Politician Duncan Kerr has kept his practising certificate as an "enduring safety net" and "insurance policy" to prevent him becoming a prisoner of the vagaries and whims of political life, despite having been the Member for Denison in Tasmania for the last 23 years.
Currently Kerr is the Parliamentary Secretary for Pacific Island Affairs and as a member of Kevin Rudd's ministry can't maintain a private practice. His legal career, nonetheless, has been interesting and varied.
He started at the Solicitor General in Tasmania and ultimately became Crown Counsel. He then took up the role of dean of the faculty of law in Papua New Guinea and was legal counsel for the Ombudsman Commission, PNG's anti-corruption agency. When he returned to Australia, he was principal solicitor for the Aboriginal Legal Service and has continued to practice as a barrister, mainly on a pro bono basis, while in politics. Kerr says one case in which he appeared in the High Court might be the most important legacy he leaves in public life.
"One of the most significant cases, in certainly the recent past, but probably since the court was founded, is a case called Plaintiff 157 of 2002, which was the occasion where the High Court reinforced the availability of judicial review over all administrative conduct of the executive, notwithstanding the existence of a privative clause in the legislation ... which really has become the clarifying case in an area of public law and administrative law," he says.
But Kerr also appreciates the significant influence he is able to wield as a politician on a policy front and cites his time as Justice Minister from 1993 to 1996 as key for law reform. Kerr cut red tape in the Copyright Act, reformed the law of evidence and carried oversight of the Justice Statement and moved to establish a model Criminal Code.
He concedes that making the career choice to become a politician is not without its challenges.
"I'm being judged on every public occasion. If I go out and eat a meal at a restaurant, you're being seen, people know these things and are making judgments about you because they choose whether to re-elect you or not. So that sense of constancy of public attention is very different to what a barrister experiences - they may be in the news every now and then and for some moments may be extremely well-known due to the fact that hey are representing a high-profile client or involved in a high-profile cause, but after that's finished they go back to a private existence," he says.
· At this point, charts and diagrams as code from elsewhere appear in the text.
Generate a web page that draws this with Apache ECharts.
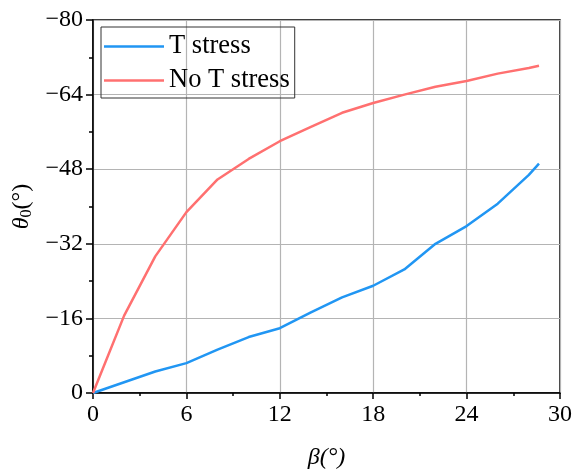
<!DOCTYPE html>
<html>
<head>
<meta charset="utf-8">
<script src="https://cdn.jsdelivr.net/npm/echarts@6/dist/echarts.min.js"></script>
<style>
html,body{margin:0;padding:0;background:#fff;}
#main{width:572px;height:470px;}
</style>
</head>
<body>
<div id="main"></div>
<script>
// beta (deg)
var beta = [0, 2, 4, 6, 8, 10, 12, 14, 16, 18, 20, 22, 24, 26, 28, 28.65];
// theta0 with T stress
var tStress = [0, -2.3, -4.6, -6.4, -9.3, -12.0, -13.9, -17.3, -20.5, -23.0, -26.5, -32.0, -35.8, -40.6, -46.8, -49.2];
// theta0 without T stress
var noTStress = [0, -16.6, -29.3, -38.8, -45.8, -50.2, -54.0, -57.1, -60.1, -62.2, -64.0, -65.7, -66.9, -68.5, -69.7, -70.2];

var legendNames = ['T stress', 'No T stress'];
var lineColors = ['#2196f3', '#ff7070'];

function pairs(xs, ys) {
	var out = [];
	for (var i = 0; i < xs.length; i++) {
		out.push([xs[i], ys[i]]);
	}
	return out;
}

var font = '"Liberation Serif", "Times New Roman", serif';

var option = {
	animation: false,
	textStyle: {fontFamily: font},
	grid: {
		left: 93,
		right: 12,
		top: 20,
		bottom: 77,
		show: true,
		borderColor: '#000',
		borderWidth: 1.5,
		containLabel: false,
		outerBoundsMode: 'none'
	},
	legend: {
		data: legendNames,
		orient: 'vertical',
		left: 101,
		top: 27,
		padding: [6, 5, 4, 3],
		itemGap: 7,
		itemWidth: 60,
		itemHeight: 26,
		borderColor: '#333',
		borderWidth: 1,
		borderRadius: 0,
		textStyle: {fontFamily: font, fontSize: 26.5, color: '#000'},
		icon: 'path://M0,0 L60,0 L60,2.5 L0,2.5 Z'
	},
	xAxis: {
		type: 'value',
		min: 0,
		max: 30,
		interval: 6,
		name: 'β(°)',
		nameLocation: 'middle',
		nameGap: 53,
		nameTextStyle: {fontFamily: font, fontSize: 24, fontStyle: 'italic', color: '#000'},
		axisLine: {show: true, lineStyle: {color: '#000', width: 1.5}},
		axisTick: {show: true, length: 6, lineStyle: {color: '#000', width: 1.5}},
		minorTick: {show: true, splitNumber: 2, length: 3, lineStyle: {color: '#000', width: 1.5}},
		axisLabel: {fontFamily: font, fontSize: 24, color: '#000', margin: 10},
		splitLine: {show: true, lineStyle: {color: '#b4b4b4', width: 1.2}}
	},
	yAxis: {
		type: 'value',
		inverse: true,
		min: -80,
		max: 0,
		interval: 16,
		name: '{i|θ}{s|0}{n|(°)}',
		nameLocation: 'middle',
		nameGap: 52,
		nameRotate: 90,
		nameTextStyle: {
			color: '#000',
			rich: {
				i: {fontFamily: font, fontSize: 24, fontStyle: 'italic', color: '#000'},
				s: {fontFamily: font, fontSize: 16, color: '#000', verticalAlign: 'bottom', padding: [10, 0, 0, 0]},
				n: {fontFamily: font, fontSize: 24, color: '#000'}
			}
		},
		axisLine: {show: true, lineStyle: {color: '#000', width: 1.5}},
		axisTick: {show: true, length: 7, lineStyle: {color: '#000', width: 1.5}},
		minorTick: {show: true, splitNumber: 2, length: 4, lineStyle: {color: '#000', width: 1.5}},
		axisLabel: {
			fontFamily: font, fontSize: 24, color: '#000', margin: 10,
			formatter: function (v) { return String(v).replace('-', '\u2212'); }
		},
		splitLine: {show: true, lineStyle: {color: '#b4b4b4', width: 1.2}}
	},
	series: function () {
		var data = [tStress, noTStress];
		var serie = [];
		for (var i = 0; i < legendNames.length; i++) {
			serie.push({
				name: legendNames[i],
				type: 'line',
				data: pairs(beta, data[i]),
				showSymbol: false,
				symbol: 'none',
				itemStyle: {color: lineColors[i]},
				lineStyle: {color: lineColors[i], width: 2.5}
			});
		}
		return serie;
	}()
};

var myChart = echarts.init(document.getElementById('main'));
myChart.setOption(option);
</script>
</body>
</html>
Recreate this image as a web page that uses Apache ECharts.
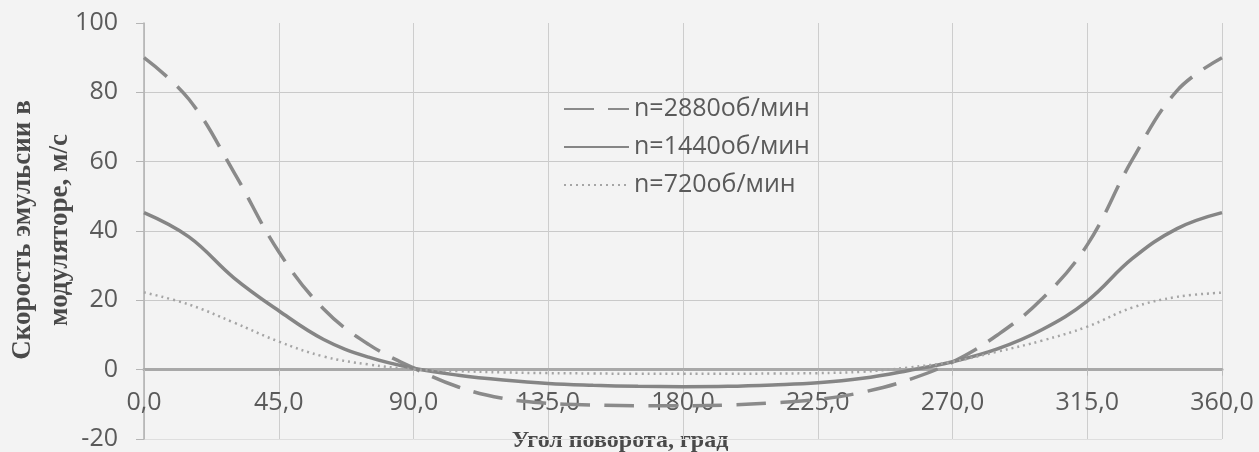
<!DOCTYPE html>
<html>
<head>
<meta charset="utf-8">
<script src="https://cdn.jsdelivr.net/npm/echarts@6/dist/echarts.min.js"></script>
<style>
html,body{margin:0;padding:0;background:#f3f3f3;}
#chart{width:1259px;height:452px;}
</style>
</head>
<body>
<div id="chart"></div>
<script>
// Angle of rotation, degrees
const angles = [0,15,30,45,60,75,90,105,120,135,150,165,180,195,210,225,240,255,270,285,300,315,330,345,360];
// n = 2880 rpm (dashed)
const v2880 = [90,78,57,34,17.5,7.3,0.5,-5,-8.3,-9.7,-10.2,-10.4,-10.4,-10.2,-9.6,-8.6,-6.5,-3,2.2,10,20.5,36,60.5,80.5,90];
// n = 1440 rpm (solid)
const v1440 = [45.3,38.3,26.5,17,8.7,3.6,0.4,-1.6,-3,-4,-4.5,-4.8,-4.9,-4.8,-4.4,-3.8,-2.5,-0.3,2.3,6,11.6,19.8,32,40.7,45.3];
// n = 720 rpm (dotted)
const v720 = [22.3,18.8,13.6,8.1,3.8,1.5,0.1,-0.4,-0.8,-1,-1.1,-1.2,-1.2,-1.2,-1.1,-1,-0.6,0.6,2.3,5.2,8.4,12.4,17.9,21,22.2];

const seriesNames = ['n=2880об/мин','n=1440об/мин','n=720об/мин'];
const xTicks = [0,45,90,135,180,225,270,315,360];
const yTicks = [-20,0,20,40,60,80,100];
const yTitle = 'Скорость эмульсии в\nмодуляторе, м/с';
const xTitle = 'Угол поворота, град';

const pair = (arr) => angles.map((a,i)=>[a,arr[i]]);

const chart = echarts.init(document.getElementById('chart'));
const labelFont = {fontFamily:'Open Sans', fontSize:25, color:'#5a5a5a'};
const gridTop = 23, gridBottom = 13, H = 452;
const plotH = H - gridTop - gridBottom;
const zeroOffset = -plotH * (0 - yTicks[0]) / (yTicks[yTicks.length-1] - yTicks[0]);
chart.setOption({
  backgroundColor:'#f3f3f3',
  animation:false,
  grid:{left:144,right:37,top:gridTop,bottom:gridBottom,containLabel:false,outerBoundsMode:'none'},
  legend:{
    orient:'vertical', left:563, top:94, padding:0,
    itemWidth:65, itemHeight:14, itemGap:8,
    itemStyle:{opacity:0},
    textStyle:{fontFamily:'Open Sans', fontSize:25, color:'#5a5a5a', lineHeight:30},
    data:seriesNames
  },
  xAxis:{
    type:'value', min:xTicks[0], max:xTicks[xTicks.length-1], interval:45,
    position:'bottom', offset:zeroOffset,
    axisLine:{onZero:false, lineStyle:{color:'#a8a8a8', width:3}},
    axisTick:{show:true, length:6, lineStyle:{color:'#bbb'}},
    axisLabel:Object.assign({show:true, margin:21, formatter:(v)=>v.toFixed(1).replace('.',',')}, labelFont),
    splitLine:{show:true, lineStyle:{color:'#cdcdcd', width:1}}
  },
  yAxis:{
    type:'value', min:yTicks[0], max:yTicks[yTicks.length-1], interval:20,
    axisLine:{show:true, onZero:false, lineStyle:{color:'#b0b0b0', width:1.5}},
    axisTick:{show:true, length:8, lineStyle:{color:'#b5b5b5'}},
    axisLabel:Object.assign({margin:26}, labelFont),
    splitLine:{show:true, lineStyle:{color:['#dedede','#c9c9c9','#c9c9c9','#c9c9c9','#c9c9c9','#c9c9c9','rgba(0,0,0,0)'], width:1}}
  },
  graphic:[
    {type:'text', x:42, y:230, rotation:Math.PI/2,
     style:{text:yTitle, font:'bold 27px "Liberation Serif"', fill:'#4a4a4a', textAlign:'center', textVerticalAlign:'middle', lineHeight:37}},
    {type:'text', x:620, y:441,
     style:{text:xTitle, font:'bold 24px "Liberation Serif"', fill:'#4a4a4a', textAlign:'center', textVerticalAlign:'middle'}}
  ],
  series:[
    {name:seriesNames[0], type:'line', data:pair(v2880), smooth:0.4, symbol:'none',
     lineStyle:{color:'#8a8a8a', width:3.5, type:[30,14]}, itemStyle:{color:'#8a8a8a'}},
    {name:seriesNames[1], type:'line', data:pair(v1440), smooth:0.4, symbol:'none',
     lineStyle:{color:'#858585', width:3.5, type:'solid'}, itemStyle:{color:'#858585'}},
    {name:seriesNames[2], type:'line', data:pair(v720), smooth:0.4, symbol:'none',
     lineStyle:{color:'#a5a5a5', width:2.5, type:[2,4]}, itemStyle:{color:'#a5a5a5'}}
  ]
});
</script>
</body>
</html>
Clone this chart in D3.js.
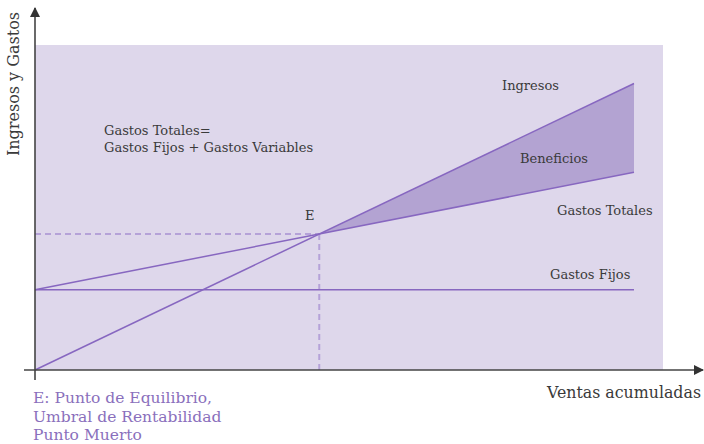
<!DOCTYPE html>
<html>
<head>
<meta charset="UTF-8">
<title>Punto de Equilibrio</title>
<style>
body { margin:0; background:#fff; }
svg { display:block; font-family:"DejaVu Serif", "Liberation Serif", serif; }
.lbl { fill:#3a3a3a; font-size:13px; }
.note { fill:#8a6fbc; font-size:15.5px; }
</style>
</head>
<body>
<svg width="704" height="444"></svg>
<script src="https://cdn.jsdelivr.net/npm/d3@7"></script>
<script>
// ventas (0-100) and the three lines, in arbitrary units
const ventas = [0, 100];
const ingresos = [0, 100];
const gastosFijos = [28, 28];
const gastosTotales = [28, 69];
const labels = [
  {t:'Ingresos', x:502, y:90},
  {t:'Beneficios', x:520, y:163},
  {t:'Gastos Totales', x:557, y:215},
  {t:'Gastos Fijos', x:550, y:279},
  {t:'E', x:305, y:220},
  {t:'Gastos Totales=', x:104, y:135},
  {t:'Gastos Fijos + Gastos Variables', x:104, y:152}
];
const notes = ['E: Punto de Equilibrio,', 'Umbral de Rentabilidad', 'Punto Muerto'];

const svg = d3.select('svg');
const x = d3.scaleLinear().domain([0, 100]).range([35, 634]);
const y = d3.scaleLinear().domain([0, 100]).range([370, 83.5]);

// plot background
svg.append('rect').attr('x', 35).attr('y', 45).attr('width', 628).attr('height', 325).attr('fill', '#ded7eb');

// break-even point
const be = gastosFijos[0] / (1 - (gastosTotales[1] - gastosTotales[0]) / (ventas[1] - ventas[0]));
const ingAt = v => d3.scaleLinear().domain(ventas).range(ingresos)(v);
const gtAt = v => d3.scaleLinear().domain(ventas).range(gastosTotales)(v);

// beneficios area
svg.append('path')
  .datum([be, ventas[1]])
  .attr('fill', '#b3a3d2')
  .attr('d', d3.area().x(d => x(d)).y0(d => y(gtAt(d))).y1(d => y(ingAt(d))));

// dashed guides
svg.append('line').attr('x1', x(0)).attr('x2', x(be)).attr('y1', y(ingAt(be))).attr('y2', y(ingAt(be)))
  .attr('stroke', '#b5a2d8').attr('stroke-width', 2).attr('stroke-dasharray', '6,4');
svg.append('line').attr('x1', x(be)).attr('x2', x(be)).attr('y1', y(ingAt(be))).attr('y2', y(0))
  .attr('stroke', '#b5a2d8').attr('stroke-width', 2).attr('stroke-dasharray', '6,4');

const line = d3.line().x(d => x(d[0])).y(d => y(d[1]));
[ingresos, gastosFijos, gastosTotales].forEach(s => {
  svg.append('path').datum(ventas.map((v, i) => [v, s[i]]))
    .attr('fill', 'none').attr('stroke', '#8767c0').attr('stroke-width', 1.5).attr('d', line);
});

// axes with arrows
svg.append('defs').append('marker').attr('id', 'arr').attr('viewBox', '0 0 10 10')
  .attr('refX', 9).attr('refY', 5).attr('markerWidth', 10).attr('markerHeight', 10)
  .attr('markerUnits', 'userSpaceOnUse').attr('orient', 'auto')
  .append('path').attr('d', 'M0,0L10,5L0,10Z').attr('fill', '#333');
svg.append('line').attr('x1', 35).attr('x2', 35).attr('y1', 380).attr('y2', 8)
  .attr('stroke', '#444').attr('stroke-width', 1.6).attr('marker-end', 'url(#arr)');
svg.append('line').attr('x1', 24).attr('x2', 703).attr('y1', 370).attr('y2', 370)
  .attr('stroke', '#444').attr('stroke-width', 1.6).attr('marker-end', 'url(#arr)');

// text
svg.selectAll('.lbl').data(labels).enter().append('text').attr('class', 'lbl')
  .attr('x', d => d.x).attr('y', d => d.y).text(d => d.t);
svg.append('text').attr('class', 'lbl').style('font-size', '15.8px').attr('text-anchor', 'end')
  .attr('x', 701).attr('y', 398).text('Ventas acumuladas');
svg.append('text').attr('class', 'lbl').style('font-size', '16px').attr('text-anchor', 'middle')
  .attr('transform', 'translate(19,84) rotate(-90)').text('Ingresos y Gastos');
svg.selectAll('.note').data(notes).enter().append('text').attr('class', 'note')
  .attr('x', 33).attr('y', (d, i) => 403 + i * 18.5).text(d => d);
</script>
</body>
</html>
"[As a politician] you [lead] a life of influence and policy direction instead of what is the opportunity to have a more disengaged attitude to your professional tasks, so as barrister and solicitor you can quite easily treat clients as pretty disembodied ...
"You represent a whole range of people that you have no affinity with and don't share any of their values, whereas when you get into politics you really do have to think 'What are my values? Where do I stand?' And I'm making those value-related choices all the time."